Al-Obaidly added today: “I’m here to explain how – despite all the warnings beIN has issued since the beginning of beoutQ and about piracy generally – how our industry and rights-holders in particular are still sleep-walking towards a financial cliff.
“I’m here to tell you how the endless growth of sports rights is over. Not only that, but in certain cases, rights values are going drop off a cliff, and the very economic model of our industry is going to be re-written.
“Any rights-holders who think that the technology companies of the West Coast are their financial saviours are going to be swiftly disappointed.
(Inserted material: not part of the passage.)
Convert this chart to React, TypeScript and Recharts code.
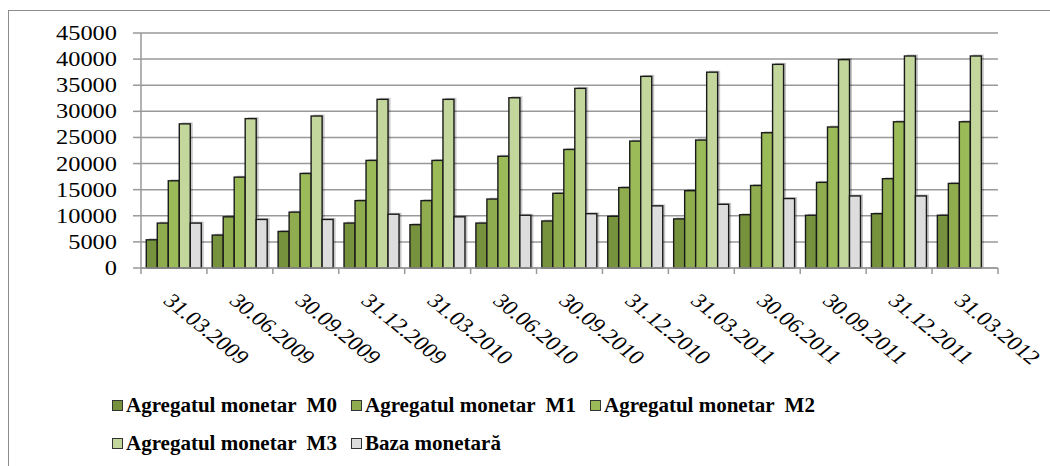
import React from 'react'
import { BarChart, Bar, XAxis, YAxis, CartesianGrid } from 'recharts'

const dates = [
  '31.03.2009', '30.06.2009', '30.09.2009', '31.12.2009', '31.03.2010', '30.06.2010', '30.09.2010',
  '31.12.2010', '31.03.2011', '30.06.2011', '30.09.2011', '31.12.2011', '31.03.2012',
]
const m0 = [5400, 6300, 7000, 8600, 8300, 8600, 9000, 9900, 9400, 10200, 10100, 10400, 10100]
const m1 = [8600, 9800, 10700, 12900, 12900, 13200, 14300, 15400, 14800, 15800, 16400, 17100, 16200]
const m2 = [16700, 17400, 18100, 20600, 20600, 21400, 22700, 24300, 24500, 25900, 27000, 28000, 28000]
const m3 = [27600, 28600, 29100, 32300, 32300, 32600, 34400, 36700, 37500, 39000, 39900, 40600, 40600]
const baza = [8600, 9300, 9300, 10300, 9800, 10100, 10400, 11900, 12200, 13300, 13800, 13800, null]
const yTicks = [0, 5000, 10000, 15000, 20000, 25000, 30000, 35000, 40000, 45000]

const seriesNames = [
  'Agregatul monetar  M0',
  'Agregatul monetar  M1',
  'Agregatul monetar  M2',
  'Agregatul monetar  M3',
  'Baza monetară',
]
const seriesKeys = ['m0', 'm1', 'm2', 'm3', 'baza']
const seriesColors = ['#76923C', '#8FAD4F', '#9BBB59', '#C3D69B', '#DDDDDD']

const rows = dates.map((d, i) => ({
  date: d,
  m0: m0[i],
  m1: m1[i],
  m2: m2[i],
  m3: m3[i],
  baza: baza[i],
}))

const W = 1050
const H = 466
const PLOT_LEFT = 141
const PLOT_RIGHT = 998
const PLOT_TOP = 33
const PLOT_BOTTOM = 268
const bandWidth = (PLOT_RIGHT - PLOT_LEFT) / dates.length
const serif = "'Liberation Serif', 'DejaVu Serif', Tinos, 'Times New Roman', serif"
const stretch = 1.22

function ShadowBar(props: any) {
  const { x, y, width, height, fill } = props
  if (!height || height <= 0) return null
  return (
    <g>
      <rect x={x + 2.5} y={y - 1.5} width={width} height={height + 1.5} fill="#000" opacity={0.22} />
      <rect x={x} y={y} width={width} height={height} fill={fill} stroke="#1a1a1a" strokeWidth={1.4} />
    </g>
  )
}

function YTick(props: any) {
  const { x, y, payload } = props
  return (
    <text
      transform={`translate(${x},${y + 7}) scale(${stretch},1)`}
      textAnchor="end"
      style={{ fontFamily: serif }}
      fontSize={20}
      fill="#000"
    >
      {payload.value}
    </text>
  )
}

function XTick(props: any) {
  const { x, y, payload, index } = props
  const left = x - bandWidth / 2
  const right = x + bandWidth / 2
  return (
    <g>
      <line x1={left} y1={y} x2={left} y2={y + 6} stroke="#999" strokeWidth={1.5} />
      {index === dates.length - 1 && (
        <line x1={right} y1={y} x2={right} y2={y + 6} stroke="#999" strokeWidth={1.5} />
      )}
      <text
        transform={`translate(${x - 12},${y + 34}) scale(${stretch},1) rotate(45)`}
        textAnchor="start"
        style={{ fontFamily: serif }}
        fontSize={20}
        fill="#000"
      >
        {payload.value}
      </text>
    </g>
  )
}

function LegendBox() {
  const item = (i: number) => (
    <div
      key={seriesKeys[i]}
      style={{ display: 'flex', alignItems: 'center', width: i < 4 ? 239 : 'auto' }}
    >
      <span
        style={{
          display: 'inline-block',
          width: 9,
          height: 9,
          background: seriesColors[i],
          border: '1px solid #333',
          marginRight: 3,
        }}
      />
      <span style={{ whiteSpace: 'pre' }}>{seriesNames[i]}</span>
    </div>
  )
  return (
    <div
      style={{
        position: 'absolute',
        left: 112,
        top: 386,
        width: 740,
        fontFamily: serif,
        fontWeight: 'bold',
        fontSize: 21,
        lineHeight: '38px',
        color: '#000',
      }}
    >
      <div style={{ display: 'flex' }}>{[0, 1, 2].map(item)}</div>
      <div style={{ display: 'flex' }}>{[3, 4].map(item)}</div>
    </div>
  )
}

export default function App() {
  return (
    <div style={{ position: 'fixed', left: 0, top: 0, width: W, height: H, overflow: 'hidden', background: '#fff' }}>
      <div
        style={{
          position: 'absolute',
          left: 8,
          top: 10,
          width: W,
          height: H + 20,
          border: '1px solid #8c8c8c',
        }}
      />
      <div style={{ position: 'absolute', left: 0, top: 0 }}>
        <BarChart
          width={W}
          height={H}
          data={rows}
          margin={{ top: PLOT_TOP, right: W - PLOT_RIGHT, left: 0, bottom: 0 }}
          barCategoryGap="8%"
          barGap={0}
        >
          <CartesianGrid vertical={false} stroke="#999" strokeWidth={1.5} />
          <XAxis
            dataKey="date"
            interval={0}
            height={H - PLOT_BOTTOM}
            tickSize={0}
            tickMargin={0}
            axisLine={{ stroke: '#999', strokeWidth: 1.5 }}
            tick={<XTick />}
          />
          <YAxis
            width={PLOT_LEFT}
            domain={[0, 45000]}
            ticks={yTicks}
            interval={0}
            tickSize={8}
            tickMargin={16}
            axisLine={{ stroke: '#999', strokeWidth: 1.5 }}
            tickLine={{ stroke: '#999', strokeWidth: 1.5 }}
            tick={<YTick />}
          />
          {seriesKeys.map((k, i) => (
            <Bar
              key={k}
              dataKey={k}
              name={seriesNames[i]}
              fill={seriesColors[i]}
              shape={<ShadowBar />}
              isAnimationActive={false}
            />
          ))}
        </BarChart>
      </div>
      <LegendBox />
    </div>
  )
}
“This is all because our industry took too long to take piracy seriously, shown by the fact that beoutQ was fully operational for two years and is still partially operational today. And because at the end of these two years, the industry has not learned any lessons.”
The beIN Media Group chief executive also issued the warning that “in this new world, it doesn’t matter what kind of broadcaster you are – if rights aren’t exclusive Facebook and the FAANGs [Facebook, Amazon, Apple, Netflix and Google] won’t be your saviour; OTT channels won’t bail you out; going direct-to-consumer won’t help; and established broadcasters won’t write another huge cheque.
“If you don’t protect your intellectual property, you have nothing.”
Al-Obaidly also used his speech to call out rights-holders for hosting events in Saudi Arabia despite the ongoing threat that beoutQ poses to their leagues.
He said: “The CEOs of Serie A and the Spanish FA (RFEF) continue to see no issue with hosting their flagship Super Cup games in the very country that has been stealing the commercial rights of all their broadcast partners for over two year, destroying the value of the Italian and Spanish game in the process.
“Amazingly, the Spanish FA is also completely undermining the great work that LaLiga has done. In response to piracy generally putting beoutQ aside, the industry is paying lip service to the problem at best.”
BeIN is a key client of Serie A, holding rights to the league across the Mena region (from 2018-19 to 2020-21) in a deal that makes up a significant proportion of IMG’s international rights minimum guarantee.